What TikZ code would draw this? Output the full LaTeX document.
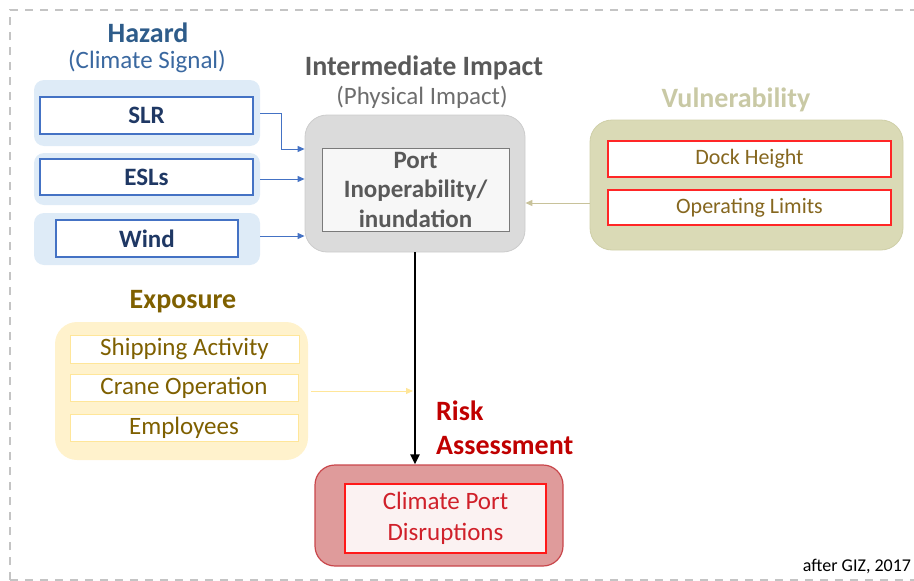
\documentclass[tikz,border=0pt]{standalone}
\usepackage{fontspec}
\setmainfont{Carlito}
\usetikzlibrary{arrows.meta,calc}
\definecolor{hzT}{HTML}{2E5C8A}
\definecolor{hzS}{HTML}{3A68A0}
\definecolor{hzTxt}{HTML}{1F3864}
\definecolor{hzLine}{HTML}{4472C4}
\definecolor{hzBg}{HTML}{DEEBF7}
\definecolor{imBg}{HTML}{DBDBDB}
\definecolor{imLine}{HTML}{CCCCCC}
\definecolor{imTxt}{HTML}{595959}
\definecolor{imSub}{HTML}{6E6E6E}
\definecolor{vuT}{HTML}{C9C9A5}
\definecolor{vuBg}{HTML}{DADAB6}
\definecolor{vuLine}{HTML}{CFCFA8}
\definecolor{vuTxt}{HTML}{86671F}
\definecolor{vuArr}{HTML}{C8C29A}
\definecolor{exT}{HTML}{7F6000}
\definecolor{exBg}{HTML}{FFF2CC}
\definecolor{exLine}{HTML}{FFE699}
\definecolor{rdBg}{HTML}{DF9B9B}
\definecolor{rdLine}{HTML}{C9464B}
\definecolor{rdIn}{HTML}{FBF2F2}
\definecolor{rdTxt}{HTML}{C00000}
\definecolor{rdTxt2}{HTML}{D0202A}
\definecolor{frame}{HTML}{C4C4C4}
\begin{document}
\begin{tikzpicture}[x=1pt,y=-1pt,
  bg/.style={rounded corners=#1, inner sep=0pt},
  inbox/.style={draw, line width=1.3pt, fill=white, inner sep=0pt, align=center},
  ttl/.style={font=\fontsize{28}{33}\selectfont\bfseries, inner sep=0pt},
  sub/.style={font=\fontsize{25}{30}\selectfont, inner sep=0pt},
  harr/.style={draw=hzLine, line width=1pt, -{Triangle[length=7pt,width=6pt]}},
]
\useasboundingbox (0,0) rectangle (914,581);
% frame
\draw[frame, line width=2pt, dash pattern=on 8pt off 7pt] (10,580) -- (10,10) -- (914,10);
\draw[frame, line width=2pt, dash pattern=on 8pt off 7pt] (10,580) -- (914,580);

% Hazard
\node[ttl, text=hzT] (hazT) at (148,33) {Hazard};
\node[sub, text=hzS] (hazS) at (147,62) {(Climate Signal)};
\node[bg=10pt, fill=hzBg, minimum width=226pt, minimum height=66pt] (slrBG) at (147,113) {};
\node[bg=10pt, fill=hzBg, minimum width=226pt, minimum height=52pt] (eslBG) at (147,179) {};
\node[bg=10pt, fill=hzBg, minimum width=226pt, minimum height=52pt] (windBG) at (147,239) {};
\node[inbox, draw=hzLine, text=hzTxt, minimum width=213pt, minimum height=37pt, font=\fontsize{25}{30}\selectfont\bfseries] (slr) at (146.5,115.5) {SLR};
\node[inbox, draw=hzLine, text=hzTxt, minimum width=213pt, minimum height=36pt, font=\fontsize{25}{30}\selectfont\bfseries] (esl) at (146.5,177) {ESLs};
\node[inbox, draw=hzLine, text=hzTxt, minimum width=182pt, minimum height=37pt, font=\fontsize{25}{30}\selectfont\bfseries] (wind) at (147,238.5) {Wind};

% Intermediate impact
\node[ttl, text=imTxt] (impT) at (424,68) {Intermediate Impact};
\node[sub, text=imSub] (impS) at (422,97) {(Physical Impact)};
\node[bg=22pt, fill=imBg, draw=imLine, line width=0.8pt, minimum width=220pt, minimum height=137pt] (imp) at (415,183.5) {};
\node[inbox, draw=imTxt!80, line width=1pt, fill=white!97!black, text=imTxt, minimum width=187pt, minimum height=83pt, font=\fontsize{25}{29.5}\selectfont\bfseries] (port) at (415.5,189.5) {Port\\Inoperability/\\inundation};

% Vulnerability
\node[ttl, text=vuT] (vulT) at (736,100) {Vulnerability};
\node[bg=22pt, fill=vuBg, draw=vuLine, line width=0.8pt, minimum width=313pt, minimum height=130pt] (vul) at (746.5,185) {};
\node[inbox, draw=red!85, text=vuTxt, minimum width=283pt, minimum height=36pt, font=\fontsize{22}{27}\selectfont] (dock) at (749.5,159) {Dock Height};
\node[inbox, draw=red!85, text=vuTxt, minimum width=283pt, minimum height=35pt, font=\fontsize{22}{27}\selectfont] (oper) at (749.5,207.5) {Operating Limits};

% Exposure
\node[ttl, text=exT] (expT) at (183,302) {Exposure};
\node[bg=22pt, fill=exBg, minimum width=253pt, minimum height=138pt] (exp) at (181.5,391) {};
\node[inbox, draw=exLine, line width=1pt, text=exT, minimum width=229pt, minimum height=28pt, font=\fontsize{25}{30}\selectfont] (ship) at (184.5,349) {Shipping Activity};
\node[inbox, draw=exLine, line width=1pt, text=exT, minimum width=228pt, minimum height=27pt, font=\fontsize{25}{30}\selectfont] (crane) at (184,387.5) {Crane Operation};
\node[inbox, draw=exLine, line width=1pt, text=exT, minimum width=228pt, minimum height=27pt, font=\fontsize{25}{30}\selectfont] (empl) at (184,427.5) {Employees};

% Risk
\node[ttl, text=rdTxt, anchor=west, align=left, font=\fontsize{28}{34}\selectfont\bfseries] (riskT) at (436,428) {Risk\\Assessment};
\node[bg=20pt, fill=rdBg, draw=rdLine, line width=1.2pt, minimum width=248pt, minimum height=101pt] (dis) at (439,515.5) {};
\node[inbox, draw=red!90, fill=rdIn, text=rdTxt2, minimum width=201pt, minimum height=69pt, font=\fontsize{25}{31}\selectfont] (disIn) at (445.5,518.5) {Climate Port\\Disruptions};

\node[font=\fontsize{18}{22}\selectfont, inner sep=0pt, text=black] (src) at (857,566) {after GIZ, 2017};

% connectors
\draw[harr] (slrBG.east) -- ++(21,0) |- ([yshift=34.5pt]imp.west);
\draw[harr] (eslBG.east) -- (eslBG.east -| imp.west);
\draw[harr] ([yshift=3pt]windBG.east) -- ([yshift=3pt]windBG.east -| imp.west);
\draw[draw=vuArr, line width=1pt, -{Triangle[length=7pt,width=6pt]}] ([yshift=-18pt]vul.west) -- ([yshift=-18pt]vul.west -| imp.east);
\draw[draw=exLine, line width=1pt, -{Triangle[length=7pt,width=6pt]}] ([xshift=3pt]exp.east) -- ([xshift=-2pt]exp.east -| imp.south);
\draw[line width=2.6pt, -{Triangle[length=10pt,width=9pt]}] (imp.south) -- (imp.south |- dis.north);
\end{tikzpicture}
\end{document}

● ● ● ● ●

*THE REQUEST*. Transcribe the listing in full. Omit the pictures and keep every line exact.

*RESULT BELOW*.
What TikZ code would draw this? Output the full LaTeX document.
\documentclass[tikz,border=0pt]{standalone}
\usepackage{fontspec}
\setmainfont{Carlito}
\usetikzlibrary{arrows.meta,calc}
\definecolor{hzT}{HTML}{2E5C8A}
\definecolor{hzS}{HTML}{3A68A0}
\definecolor{hzTxt}{HTML}{1F3864}
\definecolor{hzLine}{HTML}{4472C4}
\definecolor{hzBg}{HTML}{DEEBF7}
\definecolor{imBg}{HTML}{DBDBDB}
\definecolor{imLine}{HTML}{CCCCCC}
\definecolor{imTxt}{HTML}{595959}
\definecolor{imSub}{HTML}{6E6E6E}
\definecolor{vuT}{HTML}{C9C9A5}
\definecolor{vuBg}{HTML}{DADAB6}
\definecolor{vuLine}{HTML}{CFCFA8}
\definecolor{vuTxt}{HTML}{86671F}
\definecolor{vuArr}{HTML}{C8C29A}
\definecolor{exT}{HTML}{7F6000}
\definecolor{exBg}{HTML}{FFF2CC}
\definecolor{exLine}{HTML}{FFE699}
\definecolor{rdBg}{HTML}{DF9B9B}
\definecolor{rdLine}{HTML}{C9464B}
\definecolor{rdIn}{HTML}{FBF2F2}
\definecolor{rdTxt}{HTML}{C00000}
\definecolor{rdTxt2}{HTML}{D0202A}
\definecolor{frame}{HTML}{C4C4C4}
\begin{document}
\begin{tikzpicture}[x=1pt,y=-1pt,
  bg/.style={rounded corners=#1, inner sep=0pt},
  inbox/.style={draw, line width=1.3pt, fill=white, inner sep=0pt, align=center},
  ttl/.style={font=\fontsize{28}{33}\selectfont\bfseries, inner sep=0pt},
  sub/.style={font=\fontsize{25}{30}\selectfont, inner sep=0pt},
  harr/.style={draw=hzLine, line width=1pt, -{Triangle[length=7pt,width=6pt]}},
]
\useasboundingbox (0,0) rectangle (914,581);
% frame
\draw[frame, line width=2pt, dash pattern=on 8pt off 7pt] (10,580) -- (10,10) -- (914,10);
\draw[frame, line width=2pt, dash pattern=on 8pt off 7pt] (10,580) -- (914,580);

% Hazard
\node[ttl, text=hzT] (hazT) at (148,33) {Hazard};
\node[sub, text=hzS] (hazS) at (147,62) {(Climate Signal)};
\node[bg=10pt, fill=hzBg, minimum width=226pt, minimum height=66pt] (slrBG) at (147,113) {};
\node[bg=10pt, fill=hzBg, minimum width=226pt, minimum height=52pt] (eslBG) at (147,179) {};
\node[bg=10pt, fill=hzBg, minimum width=226pt, minimum height=52pt] (windBG) at (147,239) {};
\node[inbox, draw=hzLine, text=hzTxt, minimum width=213pt, minimum height=37pt, font=\fontsize{25}{30}\selectfont\bfseries] (slr) at (146.5,115.5) {SLR};
\node[inbox, draw=hzLine, text=hzTxt, minimum width=213pt, minimum height=36pt, font=\fontsize{25}{30}\selectfont\bfseries] (esl) at (146.5,177) {ESLs};
\node[inbox, draw=hzLine, text=hzTxt, minimum width=182pt, minimum height=37pt, font=\fontsize{25}{30}\selectfont\bfseries] (wind) at (147,238.5) {Wind};

% Intermediate impact
\node[ttl, text=imTxt] (impT) at (424,68) {Intermediate Impact};
\node[sub, text=imSub] (impS) at (422,97) {(Physical Impact)};
\node[bg=22pt, fill=imBg, draw=imLine, line width=0.8pt, minimum width=220pt, minimum height=137pt] (imp) at (415,183.5) {};
\node[inbox, draw=imTxt!80, line width=1pt, fill=white!97!black, text=imTxt, minimum width=187pt, minimum height=83pt, font=\fontsize{25}{29.5}\selectfont\bfseries] (port) at (415.5,189.5) {Port\\Inoperability/\\inundation};

% Vulnerability
\node[ttl, text=vuT] (vulT) at (736,100) {Vulnerability};
\node[bg=22pt, fill=vuBg, draw=vuLine, line width=0.8pt, minimum width=313pt, minimum height=130pt] (vul) at (746.5,185) {};
\node[inbox, draw=red!85, text=vuTxt, minimum width=283pt, minimum height=36pt, font=\fontsize{22}{27}\selectfont] (dock) at (749.5,159) {Dock Height};
\node[inbox, draw=red!85, text=vuTxt, minimum width=283pt, minimum height=35pt, font=\fontsize{22}{27}\selectfont] (oper) at (749.5,207.5) {Operating Limits};

% Exposure
\node[ttl, text=exT] (expT) at (183,302) {Exposure};
\node[bg=22pt, fill=exBg, minimum width=253pt, minimum height=138pt] (exp) at (181.5,391) {};
\node[inbox, draw=exLine, line width=1pt, text=exT, minimum width=229pt, minimum height=28pt, font=\fontsize{25}{30}\selectfont] (ship) at (184.5,349) {Shipping Activity};
\node[inbox, draw=exLine, line width=1pt, text=exT, minimum width=228pt, minimum height=27pt, font=\fontsize{25}{30}\selectfont] (crane) at (184,387.5) {Crane Operation};
\node[inbox, draw=exLine, line width=1pt, text=exT, minimum width=228pt, minimum height=27pt, font=\fontsize{25}{30}\selectfont] (empl) at (184,427.5) {Employees};

% Risk
\node[ttl, text=rdTxt, anchor=west, align=left, font=\fontsize{28}{34}\selectfont\bfseries] (riskT) at (436,428) {Risk\\Assessment};
\node[bg=20pt, fill=rdBg, draw=rdLine, line width=1.2pt, minimum width=248pt, minimum height=101pt] (dis) at (439,515.5) {};
\node[inbox, draw=red!90, fill=rdIn, text=rdTxt2, minimum width=201pt, minimum height=69pt, font=\fontsize{25}{31}\selectfont] (disIn) at (445.5,518.5) {Climate Port\\Disruptions};

\node[font=\fontsize{18}{22}\selectfont, inner sep=0pt, text=black] (src) at (857,566) {after GIZ, 2017};

% connectors
\draw[harr] (slrBG.east) -- ++(21,0) |- ([yshift=34.5pt]imp.west);
\draw[harr] (eslBG.east) -- (eslBG.east -| imp.west);
\draw[harr] ([yshift=3pt]windBG.east) -- ([yshift=3pt]windBG.east -| imp.west);
\draw[draw=vuArr, line width=1pt, -{Triangle[length=7pt,width=6pt]}] ([yshift=-18pt]vul.west) -- ([yshift=-18pt]vul.west -| imp.east);
\draw[draw=exLine, line width=1pt, -{Triangle[length=7pt,width=6pt]}] ([xshift=3pt]exp.east) -- ([xshift=-2pt]exp.east -| imp.south);
\draw[line width=2.6pt, -{Triangle[length=10pt,width=9pt]}] (imp.south) -- (imp.south |- dis.north);
\end{tikzpicture}
\end{document}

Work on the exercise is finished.